4 Methods to achieve the growth you want
Growing revenue is essential for small businesses that want to expand and make a profit. While cost control also makes an important contribution to profit, revenue growth ensures the long-term viability of the business. To grow revenue, look for opportunities in your existing business relationships as well as identifying new sources of income.
Believe it or not if you want your business to bring in more money, there are only 4 ways to Increase Revenue: Increasing the number of customers, increasing average transaction size, increasing the frequency of transactions per customer, and raising your prices
Restaurants have just reopened, offering outdoor service, so let’s use them as an example. If you want to increase the amount of revenue that a restaurant brings in. Here’s how to apply these 4 methods:
Photo by IG: ristorante_rossini
Increasing the number of customers means you’re trying to bring more people in the door, or under current restrictions into the outdoor seating area. This strategy is relatively straightforward: more visitors to your restaurant will equal more tabs, which (assuming the average transaction size stays the same), will bring in more money.
Increasing average transaction size means you’re trying to get each customer to purchase more. This is typically done through a process called upselling & cross selling. When a customer purchases an entree, you offer them appetizers, drinks, and dessert. The more of these items the customer purchases, the more they spend, and the more revenue you collect.

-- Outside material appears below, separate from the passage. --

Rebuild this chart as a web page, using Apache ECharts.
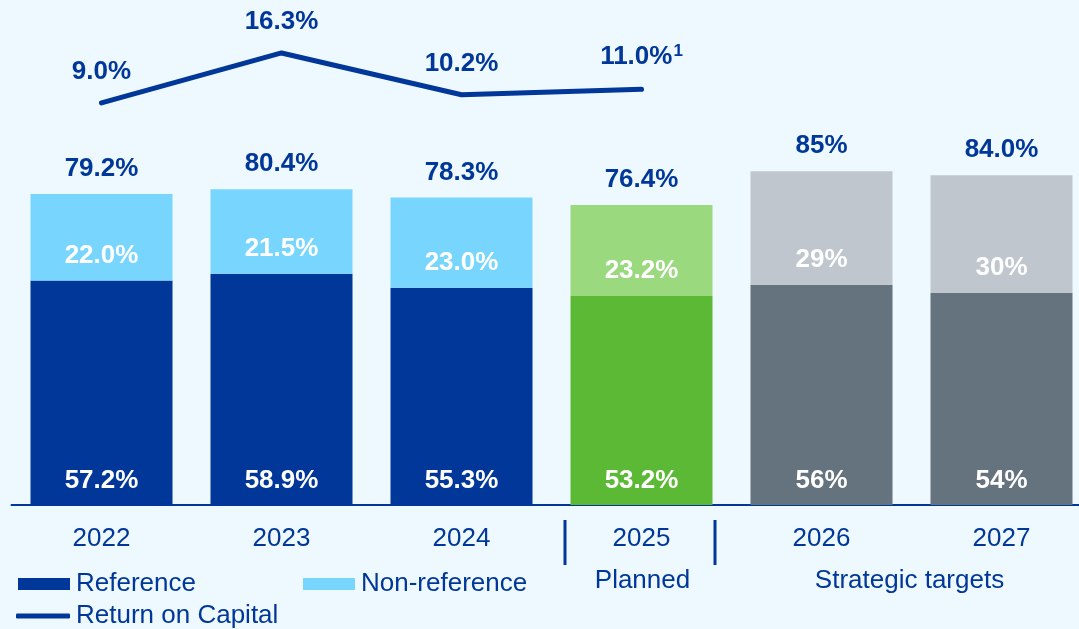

Increasing the frequency of transactions per customer means encouraging people to purchase from you more often. If your average customer comes in once a month, convincing them to come to your business once a week will increase your revenue. The more frequently they visit your establishment, the more revenue your restaurant will bring in, assuming the average transaction size stays the same.
Raising your prices means you’ll collect more revenue from every purchase a customer makes. Assuming your volume, average transaction size, and frequency stay the same, raising your prices will bring in more revenue for the same amount of effort.
Remember not every customer is a good customer. Some customers will sap your time, energy, and resources without providing the results that you’re looking for. If you’re spending a lot of energy serving customers who don’t come in often, have a low average transaction size, don’t spread the word, and complain about the price, it doesn’t make sense to attract more of those customers.
Always focus most of your efforts on serving your ideal customers (Do you remember the 80/20 rule?). Your ideal customers buy early, buy often, spend the most, spread the word, and are willing to pay a premium for the value you provide.
The more ideal customers you can attract, the better your business.